▸ **Direction**: Among the entries, which lines carry the string "this"? Copy each of them.

▸ **Data extracted from a collection**:

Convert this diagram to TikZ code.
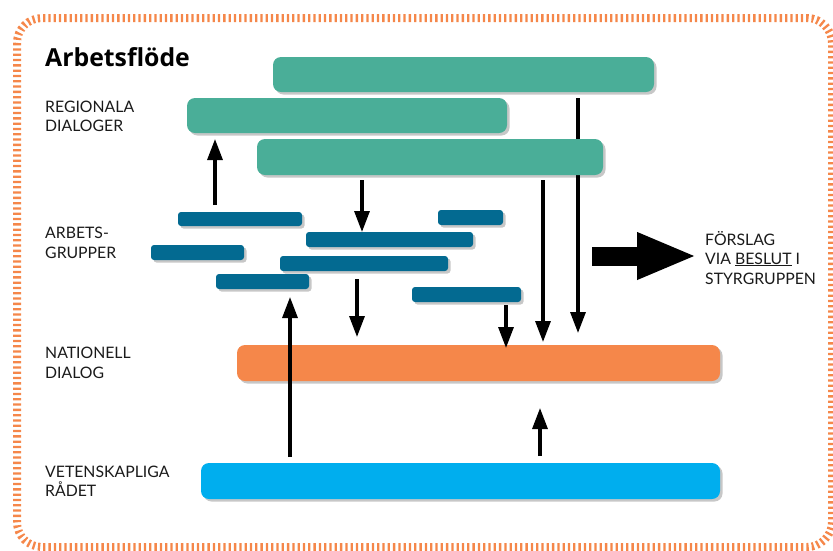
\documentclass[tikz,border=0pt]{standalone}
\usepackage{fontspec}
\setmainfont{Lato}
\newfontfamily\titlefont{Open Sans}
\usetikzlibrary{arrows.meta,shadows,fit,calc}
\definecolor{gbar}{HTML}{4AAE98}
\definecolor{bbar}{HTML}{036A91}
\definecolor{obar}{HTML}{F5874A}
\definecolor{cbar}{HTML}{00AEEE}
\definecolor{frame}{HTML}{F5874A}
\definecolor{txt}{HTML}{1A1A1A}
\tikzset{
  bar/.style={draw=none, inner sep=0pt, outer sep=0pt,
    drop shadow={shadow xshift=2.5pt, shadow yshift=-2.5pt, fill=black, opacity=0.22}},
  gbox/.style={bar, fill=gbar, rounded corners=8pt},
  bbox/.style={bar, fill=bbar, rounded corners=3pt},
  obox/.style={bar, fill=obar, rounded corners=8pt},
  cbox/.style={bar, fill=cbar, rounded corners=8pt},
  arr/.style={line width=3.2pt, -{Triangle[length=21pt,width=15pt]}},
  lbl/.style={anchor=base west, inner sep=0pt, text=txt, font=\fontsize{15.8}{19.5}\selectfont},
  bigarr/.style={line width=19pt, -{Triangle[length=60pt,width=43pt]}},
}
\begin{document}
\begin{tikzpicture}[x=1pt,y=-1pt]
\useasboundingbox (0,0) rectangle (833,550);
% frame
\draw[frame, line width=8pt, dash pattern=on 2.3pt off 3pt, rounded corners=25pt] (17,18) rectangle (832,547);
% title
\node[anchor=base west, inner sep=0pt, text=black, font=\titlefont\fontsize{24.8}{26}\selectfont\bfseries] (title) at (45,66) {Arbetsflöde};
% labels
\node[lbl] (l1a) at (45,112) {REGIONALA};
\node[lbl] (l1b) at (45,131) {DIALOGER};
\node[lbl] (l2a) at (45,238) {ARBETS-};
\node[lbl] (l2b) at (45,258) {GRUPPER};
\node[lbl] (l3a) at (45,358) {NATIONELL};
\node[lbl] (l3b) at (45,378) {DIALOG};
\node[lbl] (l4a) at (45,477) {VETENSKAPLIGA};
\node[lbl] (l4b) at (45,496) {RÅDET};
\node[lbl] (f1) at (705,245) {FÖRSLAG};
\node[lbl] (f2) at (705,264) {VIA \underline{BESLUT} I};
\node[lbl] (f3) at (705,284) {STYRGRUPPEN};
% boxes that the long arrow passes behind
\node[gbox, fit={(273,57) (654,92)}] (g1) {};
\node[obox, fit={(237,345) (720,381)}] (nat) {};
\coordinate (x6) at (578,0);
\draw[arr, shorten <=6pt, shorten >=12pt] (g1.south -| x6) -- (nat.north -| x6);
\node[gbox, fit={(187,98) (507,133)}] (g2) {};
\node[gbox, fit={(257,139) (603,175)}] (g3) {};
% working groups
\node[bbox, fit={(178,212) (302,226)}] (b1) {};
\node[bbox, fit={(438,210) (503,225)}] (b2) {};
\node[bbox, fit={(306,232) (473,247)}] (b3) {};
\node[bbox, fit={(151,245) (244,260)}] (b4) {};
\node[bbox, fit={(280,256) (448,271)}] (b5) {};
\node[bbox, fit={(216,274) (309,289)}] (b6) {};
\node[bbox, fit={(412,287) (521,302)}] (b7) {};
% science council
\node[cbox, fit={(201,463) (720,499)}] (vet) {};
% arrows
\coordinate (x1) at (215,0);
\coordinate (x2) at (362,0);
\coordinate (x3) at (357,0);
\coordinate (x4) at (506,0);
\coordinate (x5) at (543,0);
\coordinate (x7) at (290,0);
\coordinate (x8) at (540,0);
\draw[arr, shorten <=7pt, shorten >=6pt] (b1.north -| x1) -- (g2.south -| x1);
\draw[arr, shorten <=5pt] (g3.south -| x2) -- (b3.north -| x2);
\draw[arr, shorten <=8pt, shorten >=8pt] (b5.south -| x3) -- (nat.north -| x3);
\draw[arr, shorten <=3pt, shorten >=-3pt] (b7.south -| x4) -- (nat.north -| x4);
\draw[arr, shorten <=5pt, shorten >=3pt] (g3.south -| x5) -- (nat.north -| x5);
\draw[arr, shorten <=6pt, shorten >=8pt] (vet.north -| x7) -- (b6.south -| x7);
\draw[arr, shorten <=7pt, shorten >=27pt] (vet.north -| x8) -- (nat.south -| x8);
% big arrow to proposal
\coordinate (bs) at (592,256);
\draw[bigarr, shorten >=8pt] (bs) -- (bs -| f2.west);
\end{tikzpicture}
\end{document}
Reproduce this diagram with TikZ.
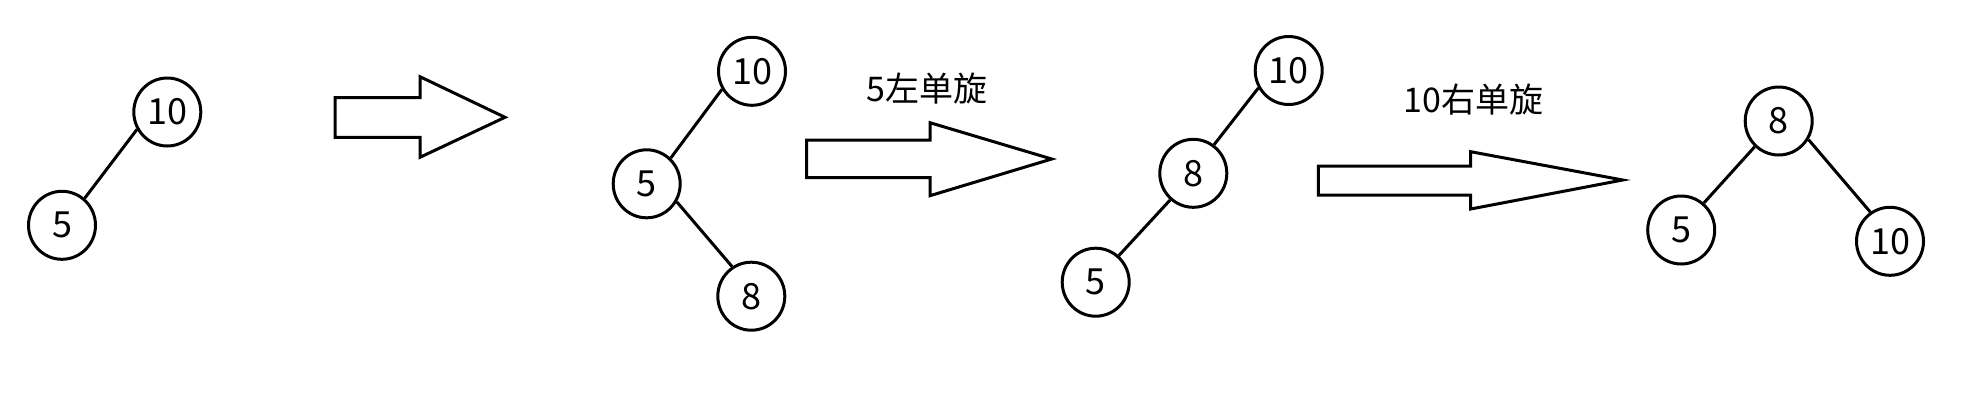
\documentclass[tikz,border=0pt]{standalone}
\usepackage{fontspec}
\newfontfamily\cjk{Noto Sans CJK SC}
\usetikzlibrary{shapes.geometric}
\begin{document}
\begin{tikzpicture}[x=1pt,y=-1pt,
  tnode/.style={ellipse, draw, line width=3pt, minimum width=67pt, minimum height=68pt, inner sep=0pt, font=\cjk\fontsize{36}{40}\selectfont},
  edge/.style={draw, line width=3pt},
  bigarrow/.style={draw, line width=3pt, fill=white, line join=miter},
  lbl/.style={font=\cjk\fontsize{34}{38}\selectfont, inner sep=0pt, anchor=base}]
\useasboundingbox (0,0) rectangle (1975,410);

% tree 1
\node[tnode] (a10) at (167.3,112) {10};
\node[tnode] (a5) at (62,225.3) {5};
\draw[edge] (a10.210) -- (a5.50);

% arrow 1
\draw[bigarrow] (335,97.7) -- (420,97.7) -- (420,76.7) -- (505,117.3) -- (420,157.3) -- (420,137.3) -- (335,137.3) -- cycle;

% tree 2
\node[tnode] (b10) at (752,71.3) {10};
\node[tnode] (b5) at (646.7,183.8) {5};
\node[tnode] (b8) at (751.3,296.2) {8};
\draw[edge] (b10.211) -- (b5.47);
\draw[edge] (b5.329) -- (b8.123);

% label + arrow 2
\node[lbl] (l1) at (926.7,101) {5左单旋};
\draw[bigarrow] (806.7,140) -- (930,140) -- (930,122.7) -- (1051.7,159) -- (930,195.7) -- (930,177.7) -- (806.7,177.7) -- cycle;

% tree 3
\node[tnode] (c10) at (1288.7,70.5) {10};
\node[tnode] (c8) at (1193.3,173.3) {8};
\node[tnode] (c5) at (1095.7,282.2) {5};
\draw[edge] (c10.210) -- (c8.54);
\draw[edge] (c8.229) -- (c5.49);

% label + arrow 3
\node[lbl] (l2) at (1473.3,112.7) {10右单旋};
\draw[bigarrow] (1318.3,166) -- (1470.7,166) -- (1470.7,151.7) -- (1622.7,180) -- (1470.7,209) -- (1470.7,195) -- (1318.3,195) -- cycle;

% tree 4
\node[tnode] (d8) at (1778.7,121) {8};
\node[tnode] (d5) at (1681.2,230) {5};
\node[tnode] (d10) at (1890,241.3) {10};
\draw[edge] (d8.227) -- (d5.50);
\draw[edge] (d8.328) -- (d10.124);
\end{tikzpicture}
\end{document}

▸ **Exercise output**:
Convert this diagram to TikZ code.
Reproduce this diagram with TikZ.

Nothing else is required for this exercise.